Custom Wedding Bands: A Meaningful Design Guide
Custom wedding bands turn the rings you will wear every day into a thoughtful expression of your shared story. Instead of choosing only from standard styles, you can shape the metal, profile, finish, stones, and personal details around your tastes, your engagement ring, and the way you live. The result should feel unmistakably yours while remaining comfortable and enduring.
Start designing your custom wedding bands with LUCE
For couples in West Palm Beach and beyond, the process can feel exciting rather than overwhelming when each decision has a clear purpose. This guide explains what makes a band custom, how to compare design choices, how to coordinate two rings without making them identical, and when to begin. It also shows how LUCE brings modern fine jewelry together with the personalized guidance of a fourth-generation jewelry family.
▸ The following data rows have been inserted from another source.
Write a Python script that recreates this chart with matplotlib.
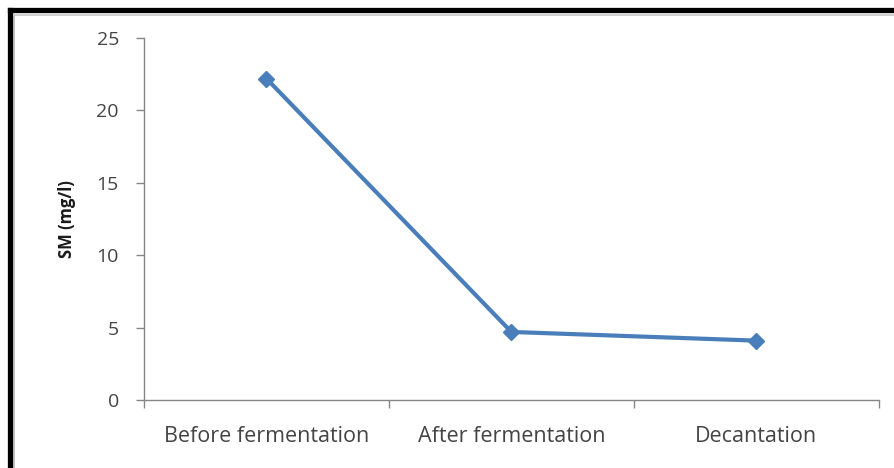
import matplotlib
matplotlib.use("Agg")
import matplotlib.pyplot as plt
from matplotlib.lines import Line2D

stages = ["Before fermentation", "After fermentation", "Decantation"]
sm_values = [22.2, 4.7, 4.1]
y_ticks = [0, 5, 10, 15, 20, 25]

plt.rcParams['font.family'] = ['Open Sans', 'DejaVu Sans']

fig = plt.figure(figsize=(8.94, 4.68), dpi=100)
ax = fig.add_axes([0.161, 0.1453, 0.822, 0.7735])

x = list(range(len(stages)))
ax.plot(x, sm_values, color="#4A7EBB", linewidth=3.0, marker="D",
        markersize=8.5, markerfacecolor="#4A7EBB", markeredgecolor="#4A7EBB")

ax.set_xlim(-0.5, len(stages) - 0.5)
ax.set_ylim(0, 25)
ax.set_yticks(y_ticks)
ax.set_yticklabels([str(v) for v in y_ticks], fontsize=14, color="#444444")

# category labels centered, tick marks on category boundaries
ax.set_xticks(x)
ax.set_xticklabels(stages, fontsize=15.5, color="#444444")
ax.tick_params(axis="x", length=0, pad=19)
ax.set_xticks([i - 0.5 for i in range(len(stages) + 1)], minor=True)
ax.tick_params(axis="x", which="minor", length=6, color="#868686", width=1)
ax.tick_params(axis="y", length=6, color="#868686", width=1, pad=12)

for side in ["top", "right"]:
    ax.spines[side].set_visible(False)
for side in ["left", "bottom"]:
    ax.spines[side].set_color("#868686")
    ax.spines[side].set_linewidth(1)

ax.set_ylabel("SM (mg/l)", fontsize=12, fontweight="bold", color="#1a1a1a", labelpad=15)

# outer frame: black edge with a soft grey inner line
fig.add_artist(Line2D([0.0112, 0.0112], [0.0, 0.978], transform=fig.transFigure,
                      color="black", linewidth=3.8, solid_capstyle="projecting"))
fig.add_artist(Line2D([0.0112, 1.0], [0.978, 0.978], transform=fig.transFigure,
                      color="black", linewidth=3.8, solid_capstyle="projecting"))
fig.add_artist(Line2D([0.0158, 0.0158], [0.0, 0.969], transform=fig.transFigure,
                      color="#b0b0b0", linewidth=1.2))
fig.add_artist(Line2D([0.0158, 1.0], [0.969, 0.969], transform=fig.transFigure,
                      color="#c8c8c8", linewidth=1.2))

fig.savefig("out.png", dpi=100)
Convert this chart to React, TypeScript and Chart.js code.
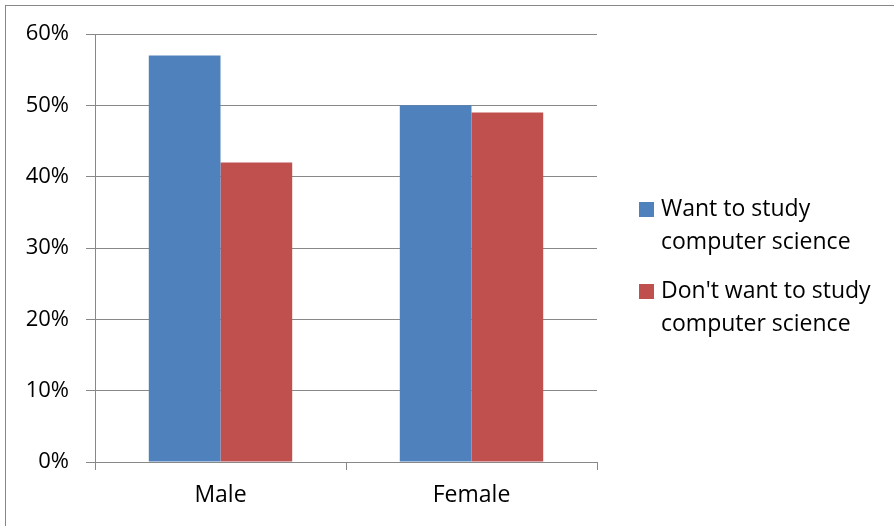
import React, { useEffect, useRef } from "react";
import { Chart, registerables } from "chart.js";

Chart.register(...registerables);

const categories = ["Male", "Female"];
const wantToStudy = [57, 50];
const dontWantToStudy = [42, 49];
const seriesNames = [["Want to study", "computer science"], ["Don't want to study", "computer science"]];
const seriesColors = ["#4F81BD", "#C0504D"];
const yTicks = [0, 10, 20, 30, 40, 50, 60];

const FONT = "'Open Sans', sans-serif";
const GRID = "#888888";

// Outer frame and a wrapped legend drawn on the canvas.
const framePlugin = {
  id: "frameAndLegend",
  afterDraw(chart: Chart) {
    const ctx = chart.ctx;
    ctx.save();
    ctx.strokeStyle = GRID;
    ctx.lineWidth = 1;
    ctx.strokeRect(5.5, 5.5, 2000, 2000);

    const boxX = 639;
    const textX = 661;
    const entryTops = [202, 284];
    ctx.font = `23px ${FONT}`;
    ctx.textBaseline = "alphabetic";
    ctx.textAlign = "left";
    chart.data.datasets.forEach((ds, i) => {
      const top = entryTops[i];
      ctx.fillStyle = ds.backgroundColor as string;
      ctx.fillRect(boxX, top, 15, 15);
      ctx.fillStyle = "#000";
      const lines = seriesNames[i];
      lines.forEach((line, j) => {
        ctx.fillText(line, textX, top + 14 + j * 33);
      });
    });
    ctx.restore();
  },
};

export default function App() {
  const ref = useRef<HTMLCanvasElement>(null);
  useEffect(() => {
    if (!ref.current) return;
    const chart = new Chart(ref.current, {
      type: "bar",
      data: {
        labels: categories,
        datasets: [
          { label: seriesNames[0].join(" "), data: wantToStudy, backgroundColor: seriesColors[0] },
          { label: seriesNames[1].join(" "), data: dontWantToStudy, backgroundColor: seriesColors[1] },
        ],
      },
      options: {
        animation: false,
        responsive: false,
        devicePixelRatio: 1,
        layout: { padding: { left: 0, top: 34, right: 297, bottom: 0 } },
        datasets: { bar: { categoryPercentage: 1 / 1.75, barPercentage: 1 } },
        plugins: { legend: { display: false }, tooltip: { enabled: false } },
        scales: {
          x: {
            afterFit(scale: any) { scale.height = 64; },
            grid: { display: true, drawOnChartArea: false, offset: true, color: GRID, tickLength: 8 },
            border: { color: GRID },
            ticks: { color: "#000", font: { family: FONT, size: 23 }, padding: 12 },
          },
          y: {
            min: 0,
            max: 60,
            afterFit(scale: any) { scale.width = 95; },
            afterBuildTicks(scale: any) { scale.ticks = yTicks.map((v) => ({ value: v })); },
            grid: { color: GRID, tickLength: 9 },
            border: { color: GRID },
            ticks: {
              color: "#000",
              font: { family: FONT, size: 22 },
              padding: 17,
              callback: (v: any) => `${v}%`,
            },
          },
        },
      },
      plugins: [framePlugin],
    });
    return () => chart.destroy();
  }, []);
  return (
    <div style={{ position: "fixed", left: 0, top: 0, width: 894, height: 526, background: "#fff" }}>
      <canvas ref={ref} width={894} height={526} />
    </div>
  );
}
What makes custom wedding bands truly personal?
Custom wedding bands are designed around the people who will wear them. Their proportions, materials, textures, stones, and meaningful details are chosen together rather than accepted as a fixed combination. A skilled jeweler then balances that creative direction with comfort, durability, and craftsmanship.
Customization goes beyond an engraving
An inscription can make a ring personal, but a fully custom band begins much earlier. You might adapt the curve so it rests neatly beside an engagement ring, select a width that suits your hand, combine polished and matte surfaces, or incorporate a family gemstone. Even a restrained gold band can become distinctive through a softly rounded edge, a hand-applied texture, or an unexpected interior detail.
The strongest designs usually begin with a reason, not a trend. Perhaps a wave-like contour recalls a favorite place, a hidden stone marks a shared milestone, or two different rings repeat the same finish. That meaning does not need to be obvious to anyone else. It only needs to make the rings feel connected to you.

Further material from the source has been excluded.